▶ SET PROBLEM
Would you print the records below from the first line through the line containing "from matplotlib.patches import Rectangle", skipping the pictures?
---------- DATA SECTION ----------
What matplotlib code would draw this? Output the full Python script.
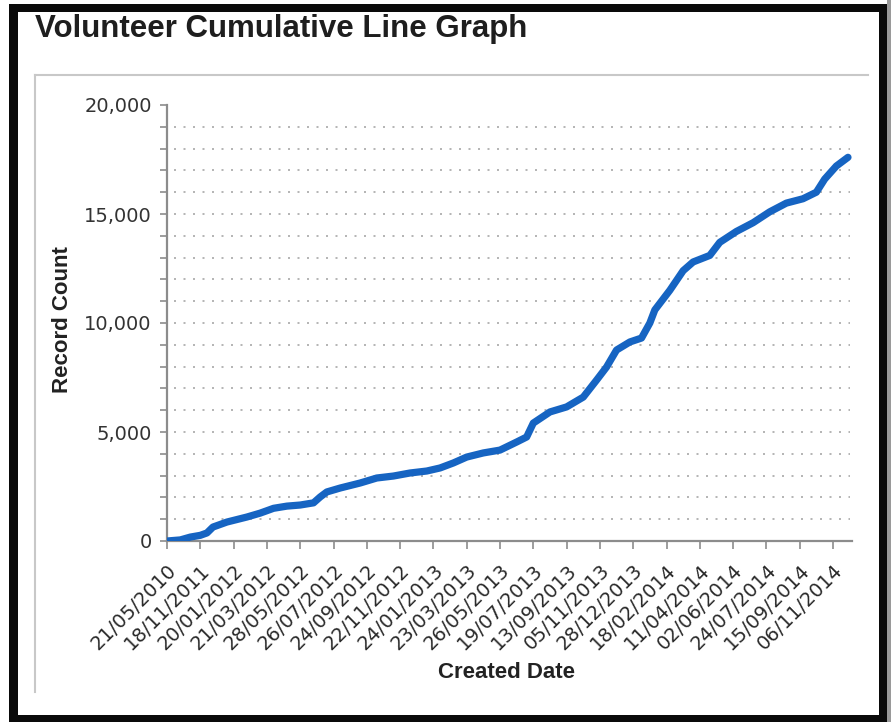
"""
Volunteer cumulative line graph (record count by created date).
"""

import numpy as np
import matplotlib

matplotlib.use("Agg")
import matplotlib.pyplot as plt
from matplotlib.patches import Rectangle

# category labels on the x axis (evenly spaced)
date_labels = [
    "21/05/2010", "18/11/2011", "20/01/2012", "21/03/2012", "28/05/2012",
    "26/07/2012", "24/09/2012", "22/11/2012", "24/01/2013", "23/03/2013",
    "26/05/2013", "19/07/2013", "13/09/2013", "05/11/2013", "28/12/2013",
    "18/02/2014", "11/04/2014", "02/06/2014", "24/07/2014", "15/09/2014",
    "06/11/2014",
]

# cumulative record count (x in label units)
pos = [0, 0.4, 0.7, 1.0, 1.2, 1.38, 1.8, 2.4, 2.8, 3.2, 3.6, 4.0, 4.4, 4.6,
       4.8, 5.2, 5.8, 6.3, 6.8, 7.3, 7.8, 8.2, 8.6, 9.0, 9.5, 10.0, 10.5,
       10.8, 11.0, 11.5, 12.0, 12.5, 12.9, 13.2, 13.5, 13.9, 14.25, 14.5,
       14.65, 15.1, 15.5, 15.8, 16.3, 16.6, 17.1, 17.6, 18.1, 18.6, 19.1,
       19.5, 19.75, 20.1, 20.45]
count = [0, 50, 180, 260, 370, 640, 870, 1100, 1280, 1500, 1600, 1650, 1750,
         2020, 2250, 2430, 2660, 2890, 2980, 3120, 3210, 3350, 3580, 3850,
         4040, 4170, 4540, 4770, 5410, 5920, 6150, 6600, 7380, 7980, 8760,
         9130, 9310, 10000, 10600, 11500, 12400, 12800, 13100, 13700, 14200,
         14600, 15100, 15500, 15700, 16000, 16600, 17200, 17600]

W, H = 891, 722


def fx(px):
    return px / W


def fy(py):
    return 1 - py / H


def main() -> None:
    fig = plt.figure(figsize=(W / 100, H / 100), dpi=100)
    fig.patch.set_facecolor("white")

    # screenshot frame
    black = "#0a0a0a"
    for x0, y0, x1, y1 in [(9, 4, 887, 12), (9, 4, 18, 722), (879, 4, 887, 722), (9, 715, 887, 722)]:
        fig.add_artist(Rectangle((fx(x0), fy(y1)), fx(x1 - x0), (y1 - y0) / H,
                                 transform=fig.transFigure, color=black, lw=0))
    fig.add_artist(Rectangle((fx(887), 0), fx(4), 1, transform=fig.transFigure, color="#9a9a9a", lw=0))

    # panel border lines
    fig.add_artist(plt.Line2D([fx(35), fx(868)], [fy(75), fy(75)], transform=fig.transFigure,
                              color="#c8c8c8", lw=1.5))
    fig.add_artist(plt.Line2D([fx(35), fx(35)], [fy(75), fy(692)], transform=fig.transFigure,
                              color="#c8c8c8", lw=1.5))

    ax = fig.add_axes([fx(167), fy(541), fx(852 - 167), (541 - 105) / H])
    x_max = (852 - 167) / 33.3
    ax.set_xlim(0, x_max)
    ax.set_ylim(0, 20000)

    ax.hlines(np.arange(1000, 20000, 1000), 0.2, 20.5, colors="#a8a8a8",
              linestyles=(0, (1.2, 4.5)), lw=1.2, zorder=1)
    ax.plot(pos, count, color="#1664c2", lw=5.2, solid_joinstyle="round",
            solid_capstyle="round", zorder=3)

    for side in ("top", "right"):
        ax.spines[side].set_visible(False)
    for side in ("left", "bottom"):
        ax.spines[side].set_color("#8c8c8c")
        ax.spines[side].set_linewidth(1.6)

    ax.set_yticks(np.arange(0, 20001, 5000))
    ax.set_yticks(np.arange(0, 20001, 1000), minor=True)
    ax.set_yticklabels([f"{v:,}" for v in range(0, 20001, 5000)])
    ax.tick_params(axis="y", which="both", length=5, width=1.2, color="#8c8c8c",
                   labelsize=14, labelcolor="#333333", pad=6)

    ax.set_xticks(range(len(date_labels)))
    ax.set_xticklabels(date_labels, rotation=45, ha="right", va="top", rotation_mode="anchor")
    ax.tick_params(axis="x", length=6, width=1.2, color="#8c8c8c", labelsize=14,
                   labelcolor="#2a2a2a", pad=8)
    for lab in ax.get_xticklabels() + ax.get_yticklabels():
        lab.set_family("DejaVu Sans")

    fig.text(fx(35), fy(29), "Volunteer Cumulative Line Graph", ha="left", va="center",
             fontsize=22.5, fontweight="bold", family="Liberation Sans", color="#1e1e1e")
    fig.text(fx(62), fy(320), "Record Count", rotation=90, ha="center", va="center",
             fontsize=16, fontweight="bold", family="Liberation Sans", color="#222222")
    fig.text(fx(507), fy(673), "Created Date", ha="center", va="center",
             fontsize=16, fontweight="bold", family="Liberation Sans", color="#222222")

    fig.savefig("out.png", dpi=100)


if __name__ == "__main__":
    main()
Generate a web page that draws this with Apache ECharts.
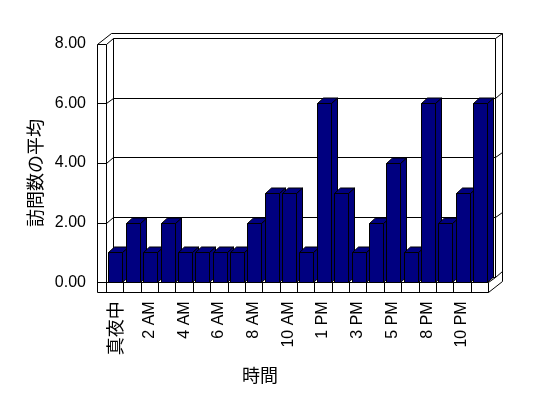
<html style="height: 100%">
<head>
	<meta charset="utf-8">
	<script type="text/javascript" src="https://cdn.jsdelivr.net/npm/echarts@6/dist/echarts.min.js"></script>
</head>

<body style="height: 100%; margin: 0; background: #fff">
	<div id="container" style="height:398px;width:548px"></div>
</body>

<script type="text/javascript">
	var dom = document.getElementById("container");
	var myChart = echarts.init(dom);

	// 時間ごとの訪問数の平均
	var hours = ['真夜中', '1 AM', '2 AM', '3 AM', '4 AM', '5 AM', '6 AM', '7 AM', '8 AM', '9 AM', '10 AM', '11 AM',
		'1 PM', '2 PM', '3 PM', '4 PM', '5 PM', '7 PM', '8 PM', '9 PM', '10 PM', '11 PM'];
	var visits = [1, 2, 1, 2, 1, 1, 1, 1, 2, 3, 3, 1, 6, 3, 1, 2, 4, 1, 6, 2, 3, 6];
	var yTicks = [0, 2, 4, 6, 8];

	var numFont = '"Liberation Sans", Arial, sans-serif';
	var narrowFont = '"Liberation Sans Narrow", "Liberation Sans", sans-serif';
	var jpFont = '"Noto Sans CJK JP", sans-serif';

	// 奥行き
	var DX = 7, DY = 5.5, WALL = 8.7, FLOOR = 9.4;
	var BDX = 6, BDY = 5.5;

	function px(v) { return Math.round(v) + 0.5; }

	function ln(points) {
		return {
			type: 'polyline',
			shape: { points: points.map(function (p) { return [px(p[0]), px(p[1])]; }) },
			style: { stroke: '#000', fill: null, lineWidth: 1 }
		};
	}

	function renderFrame(params, api) {
		var c0 = api.coord([0, 0]);
		var band = api.size([1, 0])[0];
		var L = c0[0] - band / 2, R = L + band * hours.length;
		var y0 = c0[1], y8 = api.coord([0, yTicks[yTicks.length - 1]])[1];
		var kids = [];
		// 奥の壁
		yTicks.forEach(function (v) {
			var y = api.coord([0, v])[1];
			kids.push(ln([[L + DX, y - DY], [R + DX, y - DY], [R + 2 * DX, y - 2 * DY]]));
			if (v > 0 && v < 8) {
				kids.push(ln([[L - WALL, y], [L, y], [L + DX, y - DY]]));
			}
		});
		kids.push(ln([[L + DX, y0 - DY], [L + DX, y8 - DY]]));
		kids.push(ln([[R + DX, y0 - DY], [R + DX, y8 - DY]]));
		kids.push(ln([[L - WALL, y8], [L - WALL + 2 * DX, y8 - 2 * DY], [R + 2 * DX, y8 - 2 * DY], [R + 2 * DX, y0 + FLOOR - 2 * DY], [R, y0 + FLOOR]]));
		// 左の壁
		kids.push(ln([[L - WALL, y8], [L, y8], [L + DX, y8 - DY]]));
		kids.push(ln([[L - WALL, y8], [L - WALL, y0 + FLOOR]]));
		kids.push(ln([[L, y8], [L, y0]]));
		// 床
		kids.push(ln([[L - WALL, y0], [R, y0], [R + DX, y0 - DY]]));
		kids.push(ln([[L - WALL, y0 + FLOOR], [R, y0 + FLOOR]]));
		for (var i = 0; i <= hours.length; i++) {
			kids.push(ln([[L + band * i, y0], [L + band * i, y0 + FLOOR]]));
		}
		return { type: 'group', children: kids };
	}

	function renderBar(params, api) {
		var i = api.value(0), v = api.value(1);
		var top = api.coord([i, v]), base = api.coord([i, 0]);
		var band = api.size([1, 0])[0];
		var x0 = px(top[0] - band / 2 + band * 0.14);
		var x1 = x0 + Math.round(band * 0.81);
		var y1 = px(top[1]), y0 = px(base[1]);
		var st = { fill: '#000080', stroke: '#000', lineWidth: 1 };
		return {
			type: 'group',
			children: [
				{ type: 'polygon', shape: { points: [[x1, y1], [x1 + BDX, y1 - BDY], [x1 + BDX, y0 - BDY], [x1, y0]] }, style: st },
				{ type: 'polygon', shape: { points: [[x0, y1], [x1, y1], [x1 + BDX, y1 - BDY], [x0 + BDX, y1 - BDY]] }, style: st },
				{ type: 'rect', shape: { x: x0, y: y1, width: x1 - x0, height: y0 - y1 }, style: st }
			]
		};
	}

	var option = {
		backgroundColor: '#fff',
		animation: false,
		grid: { left: 106, right: 60, top: 43.5, bottom: 115.7 },
		xAxis: {
			type: 'category',
			data: hours,
			name: '時間',
			nameLocation: 'middle',
			nameGap: 84,
			nameTextStyle: { fontFamily: jpFont, fontSize: 18, color: '#000', padding: [0, 74, 0, 0] },
			axisLine: { show: false },
			axisTick: { show: false },
			axisLabel: {
				interval: 1,
				rotate: 90,
				margin: 19,
				color: '#000',
				fontFamily: narrowFont,
				fontSize: 16,
				formatter: function (v) { return v === '真夜中' ? '{j|' + v + '}' : v; },
				rich: { j: { fontFamily: jpFont, fontSize: 18, color: '#000' } }
			}
		},
		yAxis: {
			type: 'value',
			min: 0,
			max: 8,
			interval: 2,
			name: '訪問数の平均',
			nameLocation: 'middle',
			nameRotate: 90,
			nameGap: 62,
			nameTextStyle: { fontFamily: jpFont, fontSize: 18, color: '#000', padding: [0, 20, 0, 0] },
			axisLine: { show: false },
			axisTick: { show: false },
			splitLine: { show: false },
			axisLabel: {
				margin: 20,
				color: '#000',
				fontFamily: numFont,
				fontSize: 16,
				formatter: function (v) { return v.toFixed(2); }
			}
		},
		series: [
			{
				type: 'custom',
				z: 1,
				silent: true,
				renderItem: renderFrame,
				data: [[0, 0]]
			},
			{
				type: 'custom',
				z: 2,
				renderItem: renderBar,
				data: visits.map(function (v, i) { return [i, v]; })
			}
		]
	};

	myChart.setOption(option);
</script>

</html>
----------
▶ FINAL RESULT
What matplotlib code would draw this? Output the full Python script.
"""
Volunteer cumulative line graph (record count by created date).
"""

import numpy as np
import matplotlib

matplotlib.use("Agg")
import matplotlib.pyplot as plt
from matplotlib.patches import Rectangle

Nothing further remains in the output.